For the time being, I would just like to recall (as has Laurent Dispot in La Règle. du Jeu, the review I edit), that in 1937, when the terrible Pius XII was still just Cardinal Pacelli, he co-authored the encyclical With Burning Anxiety, which today still remains one of the firmest and most eloquent of anti-Nazi manifestos.
For the time being, we owe it to historical accuracy to point out that, before engaging in clandestine action, opening—without saying so—his convents to Roman Jews hunted by the fascist bullies, the silent Pius XII made a number of speeches broadcast by radio, in particular at Christmas of 1941 and 1942.
After his death, they earned him the praise of Golda Meir, who knew the value of the spoken word and was not afraid to declare that “during ten years of Nazi terror, while our people suffered in dreadful agony, the Pope raised his voice to condemn the executioners”.
Not least, here is how Lévy responds to Benedict’s much-criticized visit to the central synagogue in Rome a week ago:
When he bowed his head in silence before the wreath of red roses placed before the plaque commemorating the martyrdom of 1021 deported Roman Jews, Benedict XVI was only doing his. duty, but he did it.

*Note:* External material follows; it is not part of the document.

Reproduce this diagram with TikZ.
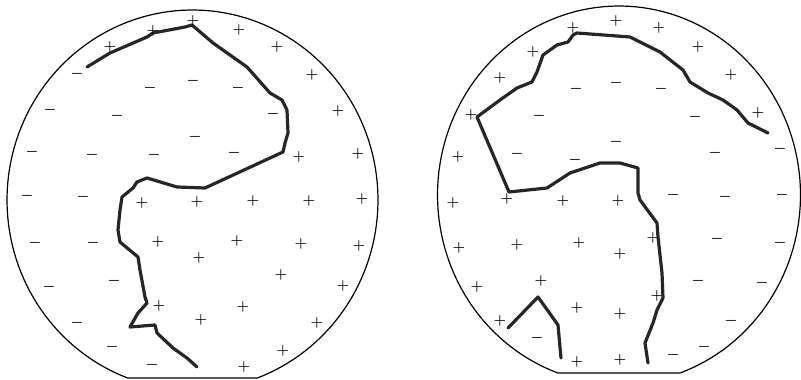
\documentclass[tikz,border=0pt]{standalone}
\begin{document}
\begin{tikzpicture}[x=1pt,y=-1pt,
  sgn/.style={font=\fontsize{14}{14}\selectfont\boldmath, inner sep=0pt},
  boundary/.style={line width=1.2pt},
  front/.style={line width=3.2pt, line join=round, line cap=round, black!85}]
\useasboundingbox (0,0) rectangle (801,380);
% outlines
\draw[boundary] plot[domain=110.5:429.5, samples=150] ({192.5+185.5*cos(\x)},{200+190*sin(\x)}) -- cycle;
\draw[boundary] plot[domain=109.65:430.35, samples=150] ({619+181.5*cos(\x)},{195+189*sin(\x)}) -- cycle;
% left front line
\draw[front] (87,67) -- (110,53) -- (147,37) -- (153,33) -- (185,27) -- (192,25)
  -- (213,43) -- (247,67) -- (270,93) -- (282,100) -- (287,110) -- (288,133)
  -- (285,143) -- (283,152) -- (205,188) -- (177,187) -- (147,178) -- (137,182)
  -- (133,188) -- (122,197) -- (120,210) -- (118,230) -- (120,242) -- (138,257)
  -- (140,270) -- (145,297) -- (147,303) -- (138,313) -- (130,327) -- (155,325)
  -- (157,333) -- (173,348) -- (187,358) -- (197,367);
% right front line
\draw[front] (768,133) -- (748,123) -- (737,110) -- (723,100) -- (708,93) -- (690,82)
  -- (683,70) -- (660,52) -- (630,37) -- (577,33) -- (573,35) -- (568,42) -- (557,45)
  -- (543,55) -- (537,72) -- (532,82) -- (517,88) -- (500,100) -- (477,117)
  -- (509,192) -- (547,188) -- (570,173) -- (600,163) -- (620,163) -- (638,168)
  -- (638,193) -- (640,200) -- (657,223) -- (658,237) -- (662,273) -- (663,298)
  -- (657,310) -- (653,323) -- (645,343) -- (648,363);
\draw[front] (508,328) -- (538,297) -- (558,325) -- (561,358);
% left circle signs
\foreach \a/\b [count=\i] in {193/21,153/31,110/47,239/30,277/47,312/75,338/111,299/157,358/154,
  142/203,197/202,253/201,309/201,362/199,158/242,237/241,301/244,359/246,199/258,281/275,
  343/286,159/306,243/307,201/320,317/323,283/351,244/367}
  \node[sgn] (lp\i) at (\a,\b) {$+$};
\foreach \a/\b [count=\i] in {77/74,150/88,193/81,238/88,50/110,117/116,273/114,195/137,
  32/152,92/155,154/155,234/153,27/196,83/197,35/243,93/243,49/287,114/281,77/323,112/347,152/365}
  \node[sgn] (lm\i) at (\a,\b) {$-$};
% right circle signs
\foreach \a/\b [count=\i] in {573/28,616/21,659/28,698/47,731/75,758/113,533/52,500/78,471/115,458/157,
  453/203,507/199,563/201,618/201,459/248,517/245,579/243,620/254,653/238,477/287,541/281,
  657/296,577/308,620/314,500/321,577/362,620/360}
  \node[sgn] (rp\i) at (\a,\b) {$+$};
\foreach \a/\b [count=\i] in {576/89,616/83,661/89,539/116,695/117,616/142,517/154,575/160,715/153,780/149,
  673/195,725/197,782/195,717/239,780/243,698/281,762/283,731/321,537/338,704/347,673/355}
  \node[sgn] (rm\i) at (\a,\b) {$-$};
\end{tikzpicture}
\end{document}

When Benedict XVI paid homage to the “faces” of these “men, women and children” rounded up as part of the project of “extermination of the people of the Covenant of Moses,” he was stating the obvious, but he said it.
When Benedict XVI reiterates, word for word, the terms of John Paul II’s prayer at the Wailing Wall a decade ago, when Benedict XVI then asks “forgiveness” of the Jewish people, long the subject of pogroms inspired by the furor of an antisemitism essentially Catholic in nature and this, again, by reading John Paul II’s own words, it is time to stop repeating, like braying donkeys, that he is not going as far as his predecessor.